Egan has a wonderful chapter about the life of the legendary climber Fred Beckey -- who he finally tracks down for an interview. It's a chapter that alone is worth the price of the book. Beckey was 65 when Egan met him -- a face lined and old, but a voice like a guy in his 20s. He was 65, and he lived another 29 years. When Beckey died in 2017, the New York Times ran an obituary:
Friends called him a cantankerous cuss who hated talk about himself. He sped long distances in his old pink Thunderbird, screaming all night to stay awake at the wheel, and howled at tourists who gawked at his camps. On a mountain, he amazed fellow climbers with his uphill speed and stamina, even in his 80s.
Egan's travels take him to Seattle itself, to numerous Indian reservations, to Crater Lake in southern Oregon, and up and down the Columbia River. He lets us ride with him across the Columbia River bar, into the ocean. And we climb with Egan and his wife to the foot of a glacier on Mt. Rainier, as he commits the ashes of his grandfather to the headwaters of the White river.

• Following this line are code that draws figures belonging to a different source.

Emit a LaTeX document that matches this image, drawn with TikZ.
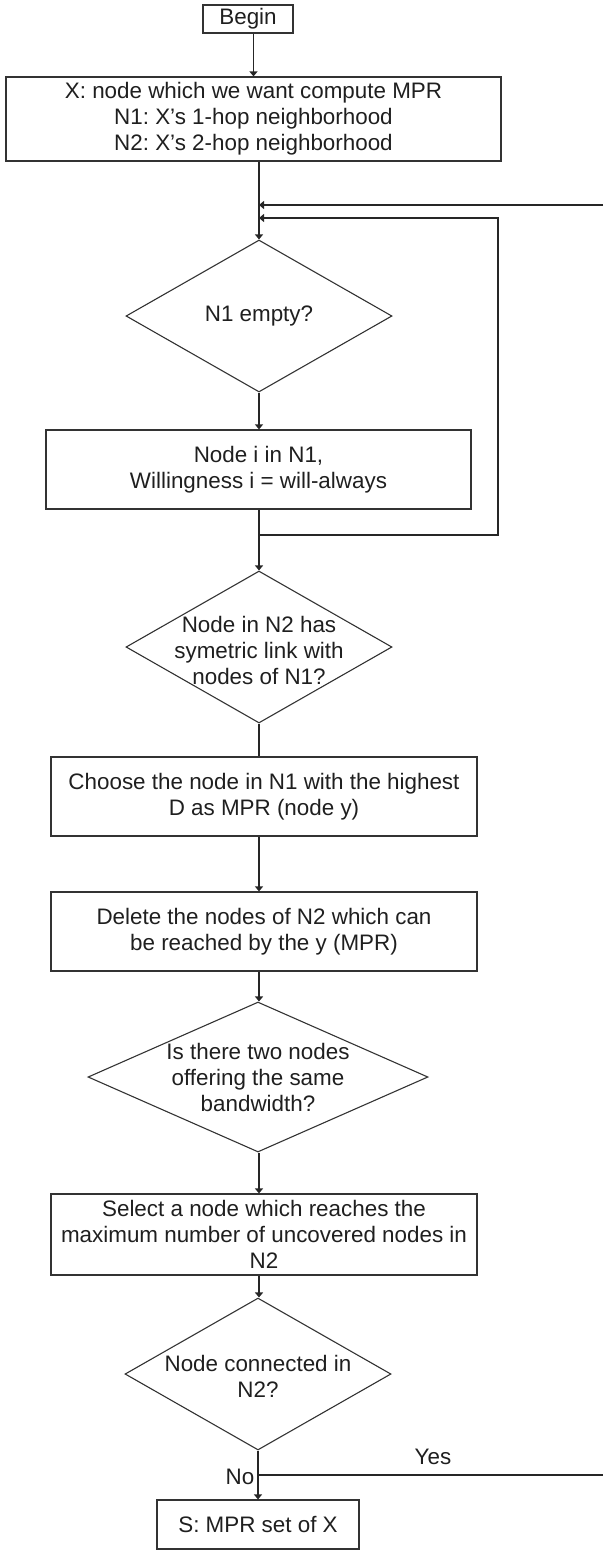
\documentclass[tikz,border=0pt]{standalone}
\usepackage{fontspec}
\setmainfont{Liberation Sans}
\usetikzlibrary{arrows.meta,shapes.geometric}
\frenchspacing

\tikzset{
  every node/.style={font=\fontsize{22.4pt}{26pt}\selectfont, text=black!88},
  box/.style={draw=black!80, line width=1.2pt, rectangle, inner sep=0pt, align=center},
  dia/.style={draw=black!80, line width=1.1pt, diamond, inner sep=0pt, aspect=1},
  dlabel/.style={label distance=0pt, align=center},
  flow/.style={draw=black!85, line width=1.2pt},
  arr/.style={flow, -{Triangle[length=5pt,width=8pt]}},
}

\begin{document}
\begin{tikzpicture}[x=1pt, y=-1pt]
  \useasboundingbox (0,0) rectangle (603,1551);

  % process steps
  \node[box, minimum width=90pt, minimum height=28pt] (begin) at (248,19) {Begin};
  \node[box, minimum width=495pt, minimum height=84pt] (init) at (253.5,119)
    {X: node which we want compute MPR\\N1: X’s 1-hop neighborhood\\N2: X’s 2-hop neighborhood};
  \node[dia, minimum width=266pt, minimum height=152pt, label={[dlabel]center:N1 empty?}] (empty) at (259,316) {};
  \node[box, minimum width=425pt, minimum height=79pt] (will) at (258.5,469.5)
    {Node i in N1,\\Willingness i = will-always};
  \node[dia, minimum width=266pt, minimum height=152pt,
        label={[dlabel, yshift=-3pt]center:Node in N2 has\\symetric link with\\nodes of N1?}] (sym) at (259,647) {};
  \node[box, minimum width=426pt, minimum height=79pt] (choose) at (264,796.5)
    {Choose the node in N1 with the highest\\D as MPR (node y)};
  \node[box, minimum width=426pt, minimum height=79pt] (delete) at (264,931.5)
    {Delete the nodes of N2 which can\\be reached by the y (MPR)};
  \node[dia, minimum width=340pt, minimum height=150pt,
        label={[dlabel]center:Is there two nodes\\offering the same\\bandwidth?}] (bw) at (258,1077) {};
  \node[box, minimum width=426pt, minimum height=81pt] (select) at (264,1234.5)
    {Select a node which reaches the\\maximum number of uncovered nodes in\\N2};
  \node[dia, minimum width=266pt, minimum height=152pt,
        label={[dlabel, yshift=-2pt]center:Node connected in\\N2?}] (conn) at (258,1374) {};
  \node[box, minimum width=202pt, minimum height=49pt] (result) at (258,1524.5) {S: MPR set of X};

  % branch labels
  \node (yes) at (433,1457) {Yes};
  \node (no) at (240,1477) {No};

  % junction points of the loops
  \coordinate (fbA) at (259,205);
  \coordinate (fbB) at (259,218);
  \coordinate (edgeA) at (603,205);
  \coordinate (loop) at (259,535);
  \coordinate (loopR) at (498,535);
  \coordinate (split) at (258,1475);
  \coordinate (edgeB) at (603,1475);

  % main flow
  \draw[arr] (begin.south -| init.north) -- (init.north);
  \draw[arr] (init.south -| empty.north) -- (empty.north);
  \draw[arr] (empty.south) -- (will.north -| empty.south);
  \draw[flow] (will.south -| empty.south) -- (loop);
  \draw[arr] (loop) -- (sym.north);
  \draw[flow] (sym.south) -- (choose.north -| sym.south);
  \draw[arr] (choose.south -| sym.south) -- (delete.north -| sym.south);
  \draw[arr] (delete.south -| sym.south) -- (bw.north -| sym.south);
  \draw[arr] (bw.south -| sym.south) -- (select.north -| sym.south);
  \draw[arr] (select.south -| sym.south) -- (conn.north -| sym.south);
  \draw[flow] (conn.south) -- (split);
  \draw[arr] (split) -- (result.north);

  % return paths
  \draw[arr] (loop) -- (loopR) |- (fbB);
  \draw[flow] (split) -- (edgeB);
  \draw[arr] (edgeA) -- (fbA);
\end{tikzpicture}
\end{document}
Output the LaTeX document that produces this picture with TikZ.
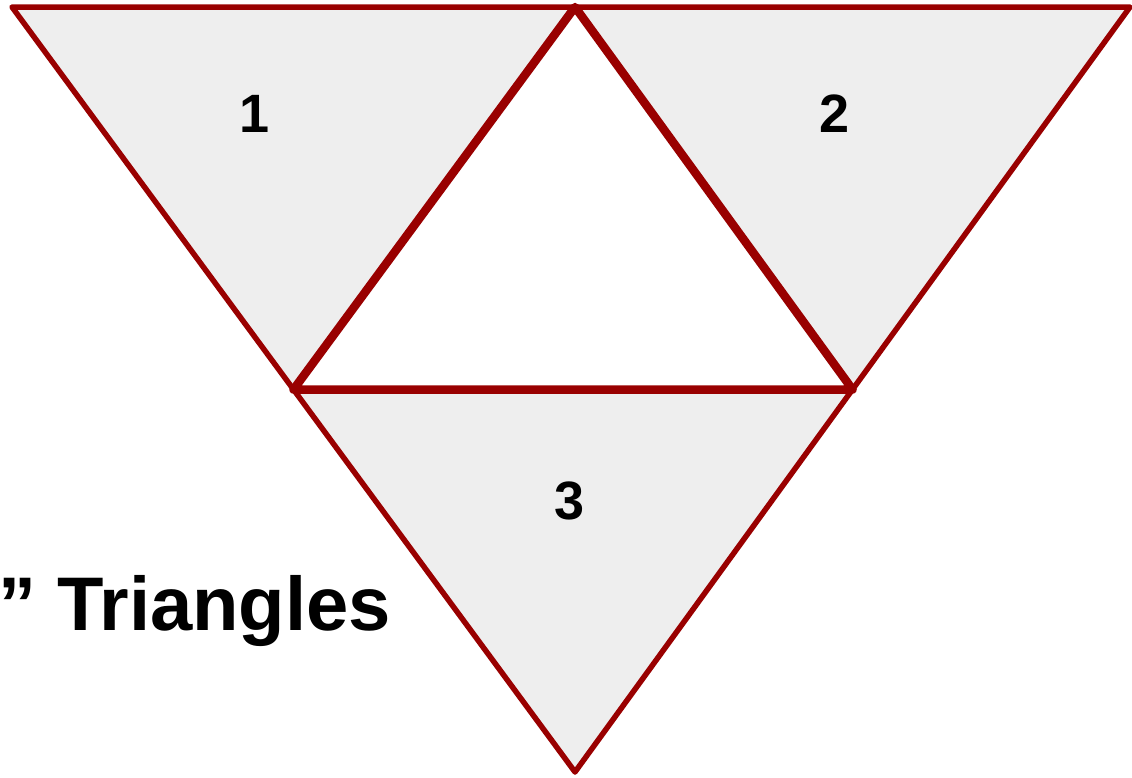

I took the usual mandatory course in Washington State history as a ninth grader, and much of the history Egan offers brings back half-forgotten memories of those lessons. But the history is told more vividly than anything my ninth grade teacher was able to achieve. More importantly, our ninth grade texts presented what the British would call a Whig version of history -- where all the events of the past led majestically to what is now the best of all possible worlds. Egan casts a colder eye on our history. Marcus Whitman, by his own lights, may have been a "kindly saint and hero," as portrayed in ninth grade history. But the Indians saw his Presbyterian fervor to "civilize" them otherwise, which explains the tomahawk that ultimately split his skull.

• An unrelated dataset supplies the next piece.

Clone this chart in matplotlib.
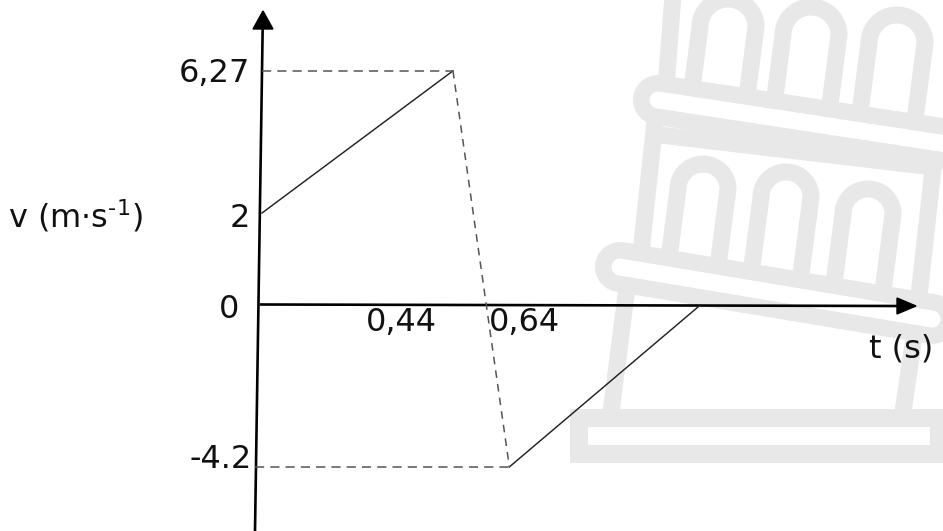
import numpy as np
import matplotlib
matplotlib.use("Agg")
import matplotlib.pyplot as plt
from matplotlib.patches import Polygon, Rectangle

# schematic v-t diagram, node positions as drawn (the sketch is not to scale)
t_nodes = [0.0, 0.44, 0.57, 1.01]
v_nodes = [2.0, 5.09, -3.52, 0.0]

v_tick_labels = ["6,27", "2", "0", "-4.2"]
t_tick_labels = ["0,44", "0,64"]
y_label = r"v (m·s$^{\text{-}1}$)"
x_label = "t (s)"

W, H = 943, 531
ox, oy = 262, 305      # origin in pixels
kx, ky = 434, 46       # pixels per unit

fig = plt.figure(figsize=(W / 100, H / 100), dpi=100)
bg = fig.add_axes([0, 0, 1, 1])
bg.set_xlim(0, W)
bg.set_ylim(H, 0)
bg.axis("off")

ax = fig.add_axes([0, 0, 1, 1], zorder=2)
ax.patch.set_visible(False)
ax.axis("off")
ax.set_xlim(-ox / kx, (W - ox) / kx)
ax.set_ylim((oy - H) / ky, oy / ky)

# ---- watermark (leaning tower icon) ----
G = "#e8e8e8"
S = 17 * 0.72  # stroke in points


def wline(xs, ys, lw=S, color=G, z=1):
    bg.plot(xs, ys, color=color, lw=lw, solid_capstyle="round",
            solid_joinstyle="round", zorder=z)


def arch(cx, cy, r, ybot, tilt=0.13):
    th = np.linspace(np.pi, 0, 40)
    xs = cx + r * np.cos(th)
    ys = cy - r * np.sin(th)
    xl = [cx - r - tilt * (ybot[0] - cy)]
    xr = [cx + r - tilt * (ybot[1] - cy)]
    wline(xl + list(xs) + xr, [ybot[0]] + list(ys) + [ybot[1]])


bg.add_patch(Rectangle((578.5, 417.5), 360, 36, fill=False, edgecolor=G,
                       lw=18 * 0.72, zorder=1))
# lower storey walls
wline([611, 628], [412, 280])
wline([903, 918], [412, 310])
# middle storey walls and top line
wline([640, 656], [262, 112])
wline([918, 934], [305, 160])
wline([660, 933], [135, 167])
# middle arches
arch(703, 189, 25, (285, 285))
arch(786, 197, 25, (298, 298))
arch(868, 214, 25, (312, 312))
# upper storey wall and arches
wline([665, 673], [100, -5])
arch(728, 27, 28, (106, 106))
arch(811, 35, 28, (118, 118))
arch(897, 43, 28, (130, 130))
# cornice bands
for (x0, y0, x1, y1) in [(620, 267, 932, 319), (658, 100, 960, 146)]:
    wline([x0, x1], [y0, y1], lw=50 * 0.72, z=2)
    wline([x0, x1], [y0, y1], lw=17 * 0.72, color="white", z=3)

# ---- axes with arrows ----
K = "black"
bg.plot([255, 262.7], [531, 26], color=K, lw=1.9, zorder=5)
bg.add_patch(Polygon([[263, 11], [253, 29], [273, 29]], closed=True,
                     color=K, zorder=5))
bg.plot([261, 900], [304.5, 306], color=K, lw=1.9, zorder=5)
bg.add_patch(Polygon([[916, 306], [897, 298], [897, 314]], closed=True,
                     color=K, zorder=5))

# ---- data lines ----
lc = "#222222"
dc = "#555555"
ax.plot(t_nodes[:2], v_nodes[:2], color=lc, lw=1.05)
ax.plot(t_nodes[2:], v_nodes[2:], color=lc, lw=1.05)
ax.plot([0, t_nodes[1]], [v_nodes[1], v_nodes[1]], color=dc, lw=1.1,
        ls=(0, (6, 4)))
ax.plot(t_nodes[1:3], v_nodes[1:3], color=dc, lw=1.1, ls=(0, (5, 4)))
ax.plot([-0.015, t_nodes[2]], [v_nodes[2], v_nodes[2]], color=dc, lw=1.1,
        ls=(0, (6, 4)))

# ---- labels ----
fs = 23
tc = "#111111"
v_label_pos = [(250, 82, "right"), (250, 227, "right"),
               (229, 318, "center"), (252, 468, "right")]
for s, (x, y, ha) in zip(v_tick_labels, v_label_pos):
    bg.text(x, y, s, ha=ha, va="baseline", fontsize=fs, color=tc, zorder=6)
t_label_pos = [(401, 331), (524, 331)]
for s, (x, y) in zip(t_tick_labels, t_label_pos):
    bg.text(x, y, s, ha="center", va="baseline", fontsize=fs, color=tc,
            zorder=6)
bg.text(8, 227, y_label, ha="left", va="baseline", fontsize=fs, color=tc,
        zorder=6)
bg.text(869, 357, x_label, ha="left", va="baseline", fontsize=fs, color=tc,
        zorder=6)

fig.savefig("out.png", dpi=100)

Although Egan clearly loves the Northwest, there is much that dismays him, much that distresses him. In The Good Rain, he introduces us to Theodore Winthrop, a recent Yale graduate, who toured the Northwest in 1853. Unlike most Americans, Winthrop was not interested in the timber, or fishing, or the furs available for exploitation. A couple of posts ago, I discussed Philip Marsden's belief that a people's character is shaped in part by its physical environment, and of the importance of this "sense of place." Winthrop felt that the eastern states had lost their own sense of place, and that their lives had become money-grubbing -- meaner and less imaginative. He saw the chance for something new and different in the Pacific Northwest:
Our race has never yet come into contact with great mountains as companions of daily life, nor felt that daily development of the finer and more comprehensive senses which these signal facts of nature compel. That is an influence of the future. These Oregon people, in a climate where being is bliss -- where every breath is a draught of vivid life -- these Oregon people carrying to a newer and grander New England of the West a full growth of the American idea -- will elaborate new systems of thought and life.

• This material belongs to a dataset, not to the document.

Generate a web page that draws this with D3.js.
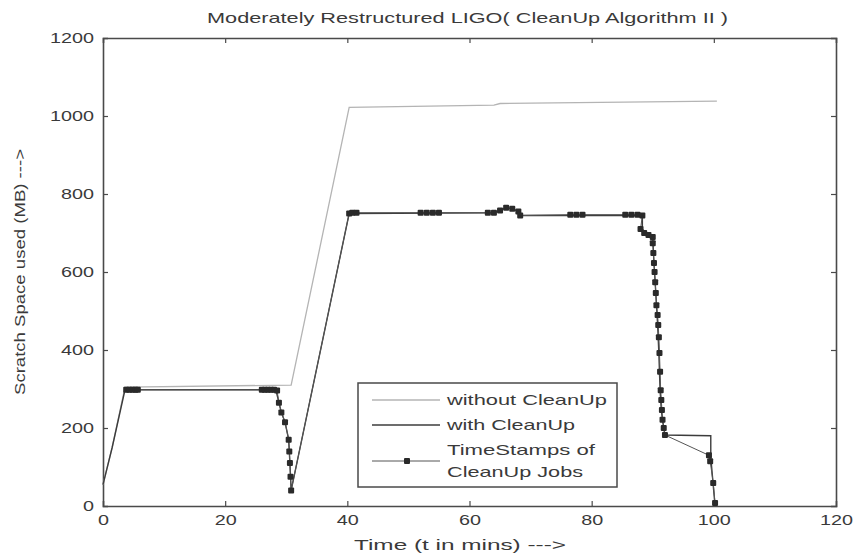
<!DOCTYPE html>
<html>
<head>
<meta charset="utf-8">
<script src="https://cdn.jsdelivr.net/npm/d3@7"></script>
<style>
html,body{margin:0;padding:0;background:#fff;}
svg{display:block;font-family:"Liberation Sans",Arial,Helvetica,sans-serif;}
</style>
</head>
<body>
<svg id="chart" width="853" height="556"></svg>
<script>
// ---- data ----
const titleText = "Moderately Restructured LIGO( CleanUp Algorithm II )";
const xLabel = "Time (t in mins) --->";
const yLabel = "Scratch Space used (MB) --->";
const xTicks = [0, 20, 40, 60, 80, 100, 120];
const yTicks = [0, 200, 400, 600, 800, 1000, 1200];
const legendLabels = [["without CleanUp"], ["with CleanUp"], ["TimeStamps of", "CleanUp Jobs"]];

// without CleanUp (time, MB)
const withoutX = [0, 1.5, 3.6, 30.8, 40.3, 64, 65, 100.5];
const withoutY = [55, 150, 305, 310, 1022, 1028, 1032, 1038];

// with CleanUp (time, MB)
const withX = [0, 1.5, 3.6, 28.3, 28.8, 29.2, 29.8, 30.4, 30.6, 30.8, 40.3, 64, 65, 66, 67, 68, 68.3, 88.3, 88.3, 89, 90, 90.2, 90.5, 90.8, 91, 91.2, 91.4, 91.6, 92, 99.5, 99.5, 100.2];
const withY = [55, 150, 298, 298, 265, 240, 215, 170, 110, 40, 750, 752, 758, 765, 762, 755, 745, 745, 710, 698, 690, 623, 546, 464, 392, 297, 246, 221, 182, 180, 125, 0];

// time stamps of cleanup jobs (time, MB)
const stampX = [3.8, 4.3, 4.8, 5.3, 5.7,
  26, 26.5, 27, 27.5, 28, 28.5, 28.8, 29.2, 29.8, 30.4, 30.5, 30.6, 30.7, 30.8,
  40.3, 40.8, 41.5,
  52, 53, 54, 55,
  63, 64, 65, 66, 67, 68, 68.3,
  76.5, 77.5, 78.5,
  85.5, 86.5, 87.5, 88.3, 88, 88.6, 89.3, 90,
  90, 90.1, 90.2, 90.3, 90.4, 90.5, 90.6, 90.8, 90.9, 91, 91.1, 91.2, 91.3, 91.4, 91.5, 91.6, 91.8, 92,
  99.2, 99.4, 99.9, 100.2];
const stampY = [298, 298, 298, 298, 298,
  298, 298, 298, 298, 298, 296, 265, 240, 215, 170, 140, 110, 75, 40,
  750, 752, 752,
  752, 752, 752, 752,
  752, 752, 758, 765, 762, 755, 745,
  747, 747, 747,
  747, 747, 747, 745, 710, 700, 695, 690,
  674, 649, 623, 600, 574, 546, 515, 490, 464, 433, 392, 344, 297, 272, 246, 221, 200, 182,
  130, 115, 59, 8];

// ---- layout ----
const svg = d3.select("#chart");
const L = 103, T = 38, R = 836, B = 506;
const x = d3.scaleLinear().domain([0, 120]).range([L, R]);
const y = d3.scaleLinear().domain([0, 1200]).range([B, T]);
const textCol = "#3a3a3a", axisCol = "#4a4a4a";

const zip = (a, b) => a.map((v, i) => [v, b[i]]);
const line = d3.line().x(d => x(d[0])).y(d => y(d[1]));

// axes (MATLAB box style, inward ticks)
const gB = svg.append("g").attr("transform", `translate(0,${B})`)
  .call(d3.axisBottom(x).tickValues(xTicks).tickSize(-5).tickPadding(8).tickFormat(d3.format("d")));
const gT = svg.append("g").attr("transform", `translate(0,${T})`)
  .call(d3.axisTop(x).tickValues(xTicks).tickSize(-5).tickFormat(""));
const gL = svg.append("g").attr("transform", `translate(${L},0)`)
  .call(d3.axisLeft(y).tickValues(yTicks).tickSize(-5).tickPadding(9).tickFormat(d3.format("d")));
const gR = svg.append("g").attr("transform", `translate(${R},0)`)
  .call(d3.axisRight(y).tickValues(yTicks).tickSize(-5).tickFormat(""));
[gB, gT, gL, gR].forEach(g => {
  g.select(".domain").attr("stroke", axisCol).attr("stroke-width", 1.6);
  g.selectAll(".tick line").attr("stroke", axisCol).attr("stroke-width", 1.2);
});
// suppress end ticks on box edges
gB.selectAll(".tick line").filter(d => d === 0 || d === 120).remove();
gT.selectAll(".tick line").filter(d => d === 0 || d === 120).remove();
gL.selectAll(".tick line").filter(d => d === 0 || d === 1200).remove();
gR.selectAll(".tick line").filter(d => d === 0 || d === 1200).remove();

gB.selectAll(".tick text").attr("font-size", 15).attr("fill", textCol)
  .attr("font-family", "Liberation Sans, Arial, sans-serif")
  .attr("textLength", d => String(d).length * 11).attr("lengthAdjust", "spacingAndGlyphs");
gL.selectAll(".tick text").attr("font-size", 15).attr("fill", textCol)
  .attr("font-family", "Liberation Sans, Arial, sans-serif")
  .attr("textLength", d => String(d).length * 11).attr("lengthAdjust", "spacingAndGlyphs");

// series
svg.append("path").datum(zip(withoutX, withoutY)).attr("d", line)
  .attr("fill", "none").attr("stroke", "#b4b4b4").attr("stroke-width", 1.3);
svg.append("path").datum(zip(withX, withY)).attr("d", line)
  .attr("fill", "none").attr("stroke", "#3c3c3c").attr("stroke-width", 1.4);
const stamps = zip(stampX, stampY);
svg.append("path").datum(stamps).attr("d", line)
  .attr("fill", "none").attr("stroke", "#555").attr("stroke-width", 1);
svg.append("g").selectAll("rect").data(stamps).join("rect")
  .attr("x", d => x(d[0]) - 3).attr("y", d => y(d[1]) - 3)
  .attr("width", 6).attr("height", 6).attr("rx", 1)
  .attr("fill", "#2a2a2a");

// title & axis labels
svg.append("text").attr("x", 467.5).attr("y", 23).attr("text-anchor", "middle")
  .attr("font-size", 15).attr("fill", textCol)
  .attr("textLength", 521).attr("lengthAdjust", "spacingAndGlyphs").text(titleText);
svg.append("text").attr("x", 460).attr("y", 550).attr("text-anchor", "middle")
  .attr("font-size", 15).attr("fill", textCol)
  .attr("textLength", 212).attr("lengthAdjust", "spacingAndGlyphs").text(xLabel);
svg.append("text").attr("transform", "translate(25,272) rotate(-90)").attr("text-anchor", "middle")
  .attr("font-size", 15).attr("fill", textCol)
  .attr("textLength", 246).attr("lengthAdjust", "spacingAndGlyphs").text(yLabel);

// legend
const lg = svg.append("g");
lg.append("rect").attr("x", 358).attr("y", 383).attr("width", 259).attr("height", 104)
  .attr("fill", "#fff").attr("stroke", axisCol).attr("stroke-width", 1.5);
const rowY = [400, 425, 461];
const textLens = [[160], [128], [148, 136]];
const sampleStyles = [
  {stroke: "#b4b4b4", w: 1.3, marker: false},
  {stroke: "#3c3c3c", w: 1.4, marker: false},
  {stroke: "#555", w: 1, marker: true}
];
legendLabels.forEach((lines, i) => {
  const st = sampleStyles[i];
  lg.append("line").attr("x1", 372).attr("x2", 440).attr("y1", rowY[i]).attr("y2", rowY[i])
    .attr("stroke", st.stroke).attr("stroke-width", st.w);
  if (st.marker) lg.append("rect").attr("x", 404).attr("y", rowY[i] - 3).attr("width", 6).attr("height", 6)
    .attr("rx", 1).attr("fill", "#2a2a2a");
  const y0 = lines.length === 1 ? rowY[i] + 5 : rowY[i] - 11 + 5;
  lines.forEach((t, j) => {
    lg.append("text").attr("x", 447).attr("y", y0 + j * 22).attr("font-size", 15)
      .attr("fill", textCol).attr("textLength", textLens[i][j]).attr("lengthAdjust", "spacingAndGlyphs").text(t);
  });
});
</script>
</body>
</html>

Throughout the book, Egan measures what he sees in 1990 against these extravagant hopes by Winthrop. Not surprisingly, he is dismayed.
Dismayed by the leveling of the Northwest forests, dismayed by clearcutting. Dismayed by the destruction of the greatest salmon fishery in the world. Dismayed by the Army Corps of Engineers and their obsession with damming every bit of every free-flowing river. Dismayed by the hunting to near extinction of fur bearing animals.
These silk mammals [sea otters], up to five feet in length and with the disposition of a toddler just after a long nap, were easily clubbed, smiling right up until the moment their skulls were smashed.
Dismayed by the betrayal, time after time, of the Indians -- reducing them from living their traditional free lives to a state of abject poverty and spiritual emptiness, huddled on ghetto-like reservations.
The story of our Northwest Corner's history is a story of cruelty and greed. Rather than living harmoniously with the beauties of nature, as Winthrop had hoped, we treated the most attractive area of America as a treasure chest of riches to be plundered -- old growth trees, fish, and furs --all to be "harvested," not just for our own use, but sent overseas to eager Asian buyers. The beneficiaries of this exploitation, more often than not, were large Eastern companies whose owners never set foot in the Northwest.
We've largely run out of timber and fish. Egan is well aware of the devastation visited on those small towns throughout the Northwest that depended on those resources. He talks to bitter men who have seen themselves and their families left behind. He talks to Indians, who are beyond bitterness.
At the same time, Egan sees some hope in the new industries of tourism and computer technology. He visits thriving vineyards near Yakima, the source of some some of the best wines produced in the nation..
Aside from the human instinct of greed, many of our problems stem from rapidly increased population -- locally and globally. When I was a kid, Washington's population was 2.4 million. When Egan wrote his book in 1990, it had jumped to 4.8 million. Today, thirty years later, it is 7.6 million.
Even Egan's limited optimism seems dated today. Tourism clogs the scenic areas. Visiting the Alpine Lakes Wilderness Area requires advance reservations -- if you can get them. Amazon and Microsoft have remade Seattle -- in some ways for the better, but their arrival has brought its own problems, including housing that is now unaffordable for many people whose parents once lived here comfortably.
Away from Seattle and the counties bordering Puget Sound, Washington is a different state. Once prosperous towns populated by solidly middle class citizens have lost their industries and their commercial centers. Their citizens are often poorly educated, often unemployed, often addicted to drugs and alcohol.
The first settlers in Seattle named it "New York Alki," using Chinook jargon to express the hope that we'd someday become the New York of the West Coast. Be careful what you wish for.